* _Work to complete_:
Output all the entries word for word. Omit the pictures.

[Records from a data collection]

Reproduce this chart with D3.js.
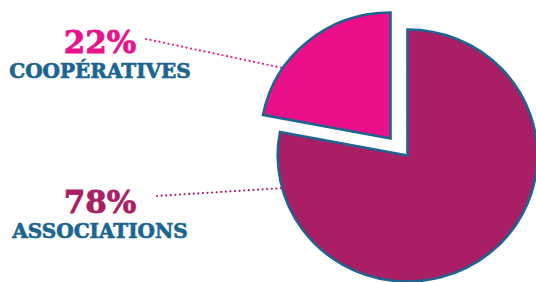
<!DOCTYPE html>
<html>
<head>
<meta charset="utf-8">
<style>
  html, body { margin: 0; padding: 0; background: #fff; }
  svg { display: block; }
  .pct { font-family: "DejaVu Serif", serif; font-weight: bold; }
  .lbl { font-family: "DejaVu Serif", serif; font-weight: bold; fill: #1b6592; stroke: #1b6592; stroke-width: 0.7; }
</style>
</head>
<body>
<svg id="chart" width="536" height="282"></svg>
<script src="https://cdnjs.cloudflare.com/ajax/libs/d3/7.8.5/d3.min.js"></script>
<script>
// data
var categories = ["ASSOCIATIONS", "COOPÉRATIVES"];
var values = [78, 22];
var colors = ["#a91e64", "#ec0f8a"];
var pctColors = ["#a91e64", "#e8138a"];

var svg = d3.select("#chart");

var cx = 407.5, cy = 155.5, r = 126, sx = 1.03;

var pie = d3.pie().sort(null).startAngle(0).endAngle(2 * Math.PI);
var arcs = pie(values);
var arc = d3.arc().innerRadius(0).outerRadius(r);

// small slice is pulled out up-left
var explode = [[0, 0], [-17, -17]];

var g = svg.append("g").attr("transform", "translate(" + cx + "," + cy + ")");

g.selectAll("path.slice")
    .data(arcs)
    .enter()
    .append("path")
    .attr("class", "slice")
    .attr("transform", function(d, i) {
        return "translate(" + explode[i][0] + "," + explode[i][1] + ") scale(" + sx + ",1)";
    })
    .attr("d", arc)
    .attr("fill", function(d, i) { return colors[i]; })
    .attr("stroke", "#1f6390")
    .attr("stroke-width", 2.6)
    .attr("vector-effect", "non-scaling-stroke")
    .attr("stroke-linejoin", "miter");

// label positions and where the leader line meets the slice
var labelY = [213, 53];      // baseline of percentage
var hitAngle = [255, 304];   // degrees clockwise from top
var lineStart = [[157, 196], [146, 39]];

function edgePoint(i) {
    var a = hitAngle[i] * Math.PI / 180;
    return [cx + explode[i][0] + Math.sin(a) * r * sx,
            cy + explode[i][1] - Math.cos(a) * r];
}

categories.forEach(function(c, i) {
    var p = edgePoint(i);
    svg.append("line")
        .attr("x1", lineStart[i][0]).attr("y1", lineStart[i][1])
        .attr("x2", p[0]).attr("y2", p[1])
        .attr("stroke", pctColors[i])
        .attr("stroke-width", 2.2)
        .attr("stroke-linecap", "round")
        .attr("stroke-dasharray", "0 4.6");

    svg.append("text")
        .attr("class", "pct")
        .attr("x", 100).attr("y", labelY[i])
        .attr("text-anchor", "middle")
        .attr("font-size", 31)
        .attr("fill", pctColors[i])
        .attr("stroke", pctColors[i])
        .attr("stroke-width", 0.8)
        .text(values[i] + "%");

    svg.append("text")
        .attr("class", "lbl")
        .attr("x", 100).attr("y", labelY[i] + 25)
        .attr("text-anchor", "middle")
        .attr("font-size", 20)
        .text(c);
});
</script>
</body>
</html>
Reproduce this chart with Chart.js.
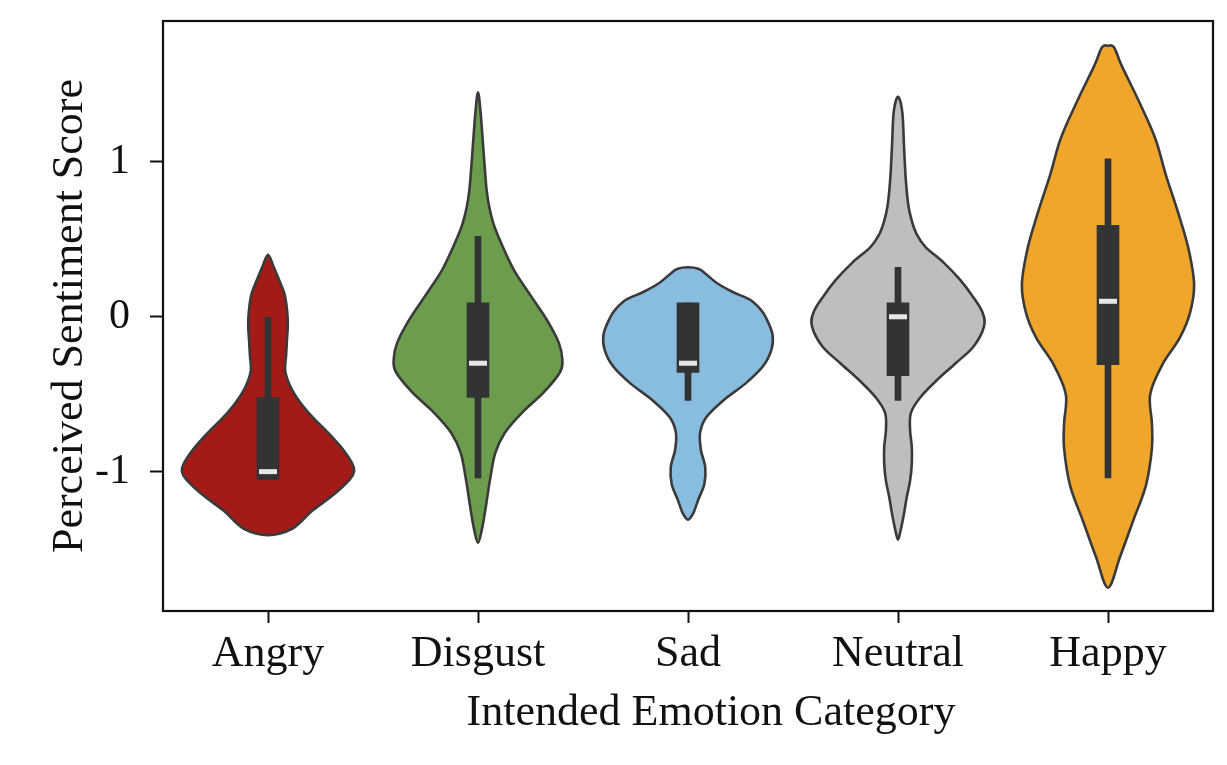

* _Response to the task_:
Reproduce this chart with D3.js.
<!DOCTYPE html>
<html>
<head>
<meta charset="utf-8">
<style>
  html, body { margin: 0; padding: 0; background: #fff; }
  svg { display: block; }
  .pct { font-family: "DejaVu Serif", serif; font-weight: bold; }
  .lbl { font-family: "DejaVu Serif", serif; font-weight: bold; fill: #1b6592; stroke: #1b6592; stroke-width: 0.7; }
</style>
</head>
<body>
<svg id="chart" width="536" height="282"></svg>
<script src="https://cdnjs.cloudflare.com/ajax/libs/d3/7.8.5/d3.min.js"></script>
<script>
// data
var categories = ["ASSOCIATIONS", "COOPÉRATIVES"];
var values = [78, 22];
var colors = ["#a91e64", "#ec0f8a"];
var pctColors = ["#a91e64", "#e8138a"];

var svg = d3.select("#chart");

var cx = 407.5, cy = 155.5, r = 126, sx = 1.03;

var pie = d3.pie().sort(null).startAngle(0).endAngle(2 * Math.PI);
var arcs = pie(values);
var arc = d3.arc().innerRadius(0).outerRadius(r);

// small slice is pulled out up-left
var explode = [[0, 0], [-17, -17]];

var g = svg.append("g").attr("transform", "translate(" + cx + "," + cy + ")");

g.selectAll("path.slice")
    .data(arcs)
    .enter()
    .append("path")
    .attr("class", "slice")
    .attr("transform", function(d, i) {
        return "translate(" + explode[i][0] + "," + explode[i][1] + ") scale(" + sx + ",1)";
    })
    .attr("d", arc)
    .attr("fill", function(d, i) { return colors[i]; })
    .attr("stroke", "#1f6390")
    .attr("stroke-width", 2.6)
    .attr("vector-effect", "non-scaling-stroke")
    .attr("stroke-linejoin", "miter");

// label positions and where the leader line meets the slice
var labelY = [213, 53];      // baseline of percentage
var hitAngle = [255, 304];   // degrees clockwise from top
var lineStart = [[157, 196], [146, 39]];

function edgePoint(i) {
    var a = hitAngle[i] * Math.PI / 180;
    return [cx + explode[i][0] + Math.sin(a) * r * sx,
            cy + explode[i][1] - Math.cos(a) * r];
}

categories.forEach(function(c, i) {
    var p = edgePoint(i);
    svg.append("line")
        .attr("x1", lineStart[i][0]).attr("y1", lineStart[i][1])
        .attr("x2", p[0]).attr("y2", p[1])
        .attr("stroke", pctColors[i])
        .attr("stroke-width", 2.2)
        .attr("stroke-linecap", "round")
        .attr("stroke-dasharray", "0 4.6");

    svg.append("text")
        .attr("class", "pct")
        .attr("x", 100).attr("y", labelY[i])
        .attr("text-anchor", "middle")
        .attr("font-size", 31)
        .attr("fill", pctColors[i])
        .attr("stroke", pctColors[i])
        .attr("stroke-width", 0.8)
        .text(values[i] + "%");

    svg.append("text")
        .attr("class", "lbl")
        .attr("x", 100).attr("y", labelY[i] + 25)
        .attr("text-anchor", "middle")
        .attr("font-size", 20)
        .text(c);
});
</script>
</body>
</html>
Reproduce this chart with Chart.js.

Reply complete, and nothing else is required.